Resumen de Instabilities in fluid mechanics and convex integration
Francisco Mengual Bretón
The version of the convex integration method introduced in Hydrodynamics by De Lellis and Székelyhidi has been proved to be a very powerful tool in the last decade. In this dissertation we apply this method to solve several problems related to unstable interfaces by creating a "turbulence zone'' around the unstable region of the interface.

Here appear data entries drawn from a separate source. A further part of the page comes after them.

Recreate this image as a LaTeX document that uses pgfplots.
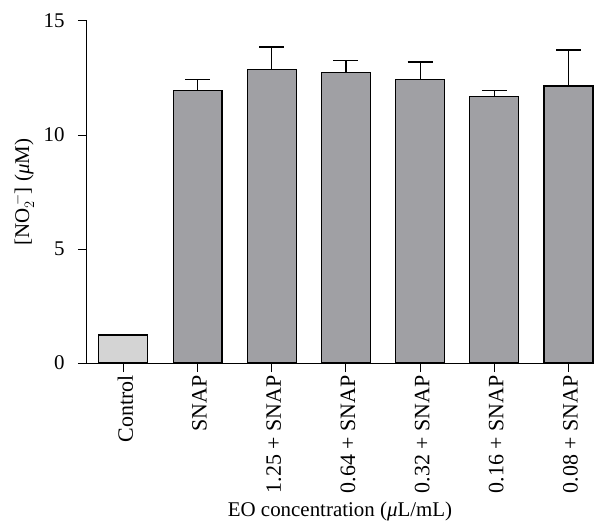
\documentclass[border=0pt]{standalone}
\usepackage{fontspec}
\setmainfont{Liberation Serif}
\usepackage{pgfplots}
\pgfplotsset{compat=1.18}
\definecolor{bargray}{RGB}{160,160,164}
\definecolor{ctrlgray}{RGB}{212,212,212}

\begin{document}
\begin{tikzpicture}
\useasboundingbox (-87bp,-158bp) rectangle (513bp,363bp);
\begin{axis}[
    at={(0,0)}, anchor=south west,
    scale only axis, width=506bp, height=342bp,
    xmin=-0.49, xmax=6.33, ymin=0, ymax=15,
    axis x line*=bottom, axis y line*=left,
    axis line style={line width=1bp},
    ytick={0,5,10,15},
    xtick={0,...,6},
    xticklabels={Control,SNAP,1.25 + SNAP,0.64 + SNAP,0.32 + SNAP,0.16 + SNAP,0.08 + SNAP},
    xticklabel style={rotate=90, anchor=east, yshift=-2bp, font=\fontsize{22}{26}\selectfont},
    yticklabel style={xshift=-10bp, font=\fontsize{21}{24}\selectfont},
    /pgf/number format/assume math mode=true,
    tick align=outside, major tick length=9bp,
    tick style={line width=1bp, black},
    xlabel={EO concentration (\textit{μ}L/mL)},
    ylabel={[NO$_2^{\,-}$] (\textit{μ}M)},
    label style={font=\fontsize{21}{24}\selectfont},
    xlabel style={at={(axis description cs:0.5,-0.45)}, anchor=base},
    ylabel style={at={(axis description cs:-0.125,0.5)}, anchor=center},
    ybar, bar width=0.66, bar shift=0pt,
    clip=false,
]
\addplot[fill=ctrlgray, draw=black, line width=1.1bp,
    error bars/.cd, y dir=plus, y explicit,
    error bar style={line width=1.2bp, black},
    error mark options={rotate=90, mark size=12.5bp, line width=1.2bp, black}]
  coordinates {(0,1.23) +- (0,0.03)};
\addplot[fill=bargray, draw=black, line width=1.1bp,
    error bars/.cd, y dir=plus, y explicit,
    error bar style={line width=1.2bp, black},
    error mark options={rotate=90, mark size=12.5bp, line width=1.2bp, black}]
  coordinates {
    (1,11.97) +- (0,0.47)
    (2,12.88) +- (0,0.98)
    (3,12.73) +- (0,0.53)
    (4,12.44) +- (0,0.76)
    (5,11.69) +- (0,0.25)
    (6,12.15) +- (0,1.58)
  };
\end{axis}
\end{tikzpicture}
\end{document}
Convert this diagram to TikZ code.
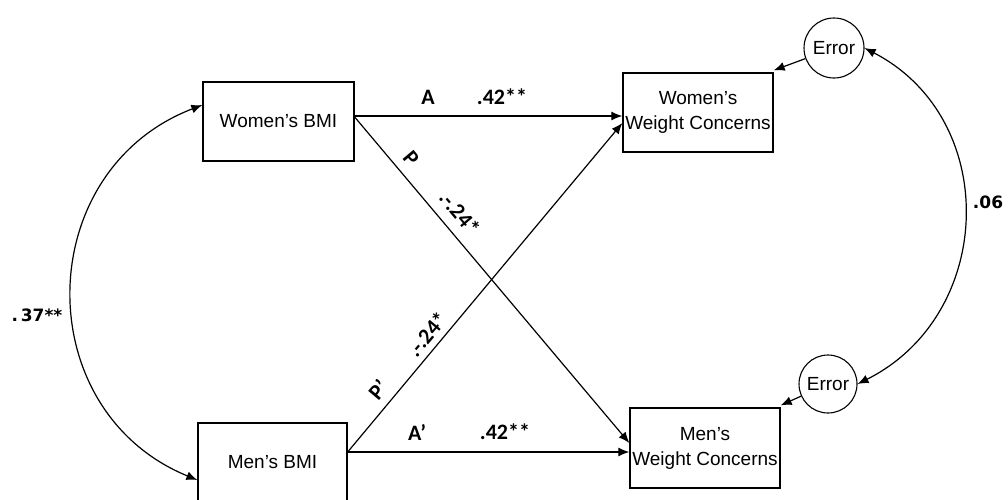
\documentclass[tikz,border=0pt]{standalone}
\usepackage{fontspec}
\setmainfont{Liberation Sans}
\newfontfamily\calib{Carlito}
\newfontfamily\dvs{DejaVu Sans}
\usetikzlibrary{arrows.meta,calc}
\begin{document}
\begin{tikzpicture}[x=1pt,y=-1pt,
  box/.style={draw,line width=1.3pt,inner sep=0pt,align=center,
    font=\fontsize{19}{25}\selectfont},
  errc/.style={draw,circle,line width=1.1pt,inner sep=0pt,minimum size=60pt,
    font=\fontsize{19}{23}\selectfont},
  arr/.style={line width=1.2pt,-{Latex[length=11pt,width=9pt]}},
  dbl/.style={line width=1.2pt,{Latex[length=11pt,width=9pt]}-{Latex[length=11pt,width=9pt]}},
  lab/.style={inner sep=0pt,font=\calib\bfseries\fontsize{22}{26}\selectfont},
  corr/.style={inner sep=0pt,font=\dvs\bfseries\fontsize{17}{20}\selectfont}]
\useasboundingbox (0,0) rectangle (1008,499);
\node[box,minimum width=151pt,minimum height=79pt] (wbmi) at (278.5,121.5) {Women's BMI};
\node[box,minimum width=149pt,minimum height=79pt] (mbmi) at (272.5,462.5) {Men's BMI};
\node[box,minimum width=150pt,minimum height=79pt] (wwc) at (698,112.5) {Women’s\\Weight Concerns};
\node[box,minimum width=150pt,minimum height=80pt] (mwc) at (705,448) {Men’s\\Weight Concerns};
\node[errc] (e1) at (834,48) {Error};
\node[errc,minimum size=58pt] (e2) at (828,384) {Error};
% paths
\draw[arr] ([yshift=5.5pt]wbmi.east) -- ([yshift=-3.5pt]wwc.west);
\draw[arr] ([yshift=4.5pt]wbmi.east) -- ([yshift=5pt]mwc.west);
\draw[arr] ([yshift=10.5pt]mbmi.east) -- ([yshift=-10.5pt]wwc.west);
\draw[arr] ([yshift=10.5pt]mbmi.east) -- ([yshift=-4pt]mwc.west);
\draw[arr] (e1) -- ([yshift=2pt]wwc.north east);
\draw[arr] (e2) -- ([yshift=2pt]mwc.north east);
\draw[dbl] ([yshift=16.5pt]wbmi.west) .. controls +(201:183pt) and +(157.7:183pt) .. ([yshift=-17.5pt]mbmi.west);
\draw[dbl] (e1.east) .. controls +(-27.4:154pt) and +(26.6:154pt) .. (e2.east);
% labels
\node[lab] (la) at (428,97) {A};
\node[lab] (la2) at (502,97) {.42**};
\node[lab] (lb) at (417,432) {A’};
\node[lab] (lb2) at (505,432) {.42**};
\node[lab,rotate=-50] (lp) at (411,158) {P};
\node[lab,rotate=-50] (lp2) at (460,213) {.-.24*};
\node[lab,rotate=50] (lq) at (378,390) {P’};
\node[lab,rotate=50] (lq2) at (427,334) {.-.24*};
\node[corr] (c1) at (37,315) {.\,37**};
\node[corr] (c2) at (988,202) {.06};
\end{tikzpicture}
\end{document}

Firstly, jointly with Ángel Castro and Daniel Faraco, we present a quantitative version of the homotopy principle for a class of evolution equations. This version allows us to recover microscopic and macroscopic information of the solutions from the "subsolution'' inside the turbulence zone. In spite of the lack of uniqueness and regularity of the solutions inside the turbulence zone, we show that these solutions are essentially indistinguishable from the subsolution at a macroscopic level.
Secondly, we study the vortex sheet problem for the incompressible Euler equation. We construct, jointly with László Székelyhidi, infinitely many admissible solutions starting from vorticities without fixed sign and concentrated on non-analytic curves. Moreover, we show the relation between the dissipation of energy and the growth of the turbulence zone.
Thirdly, we study the Muskat problem for the incompressible porous media equation. For the case of different densities and viscosities, we prove an h-principle which allows us to relate the subsolution of the planar interface with the Lagrangian relaxed solution of Otto. For the case of different densities and constant viscosity, we construct, jointly with Ángel Castro and Daniel Faraco, mixing solutions starting from the partially unstable regime. To do this, we combine the parabolic analysis in the stable region with the convex integration method by localizing the mixing zone around the unstable region.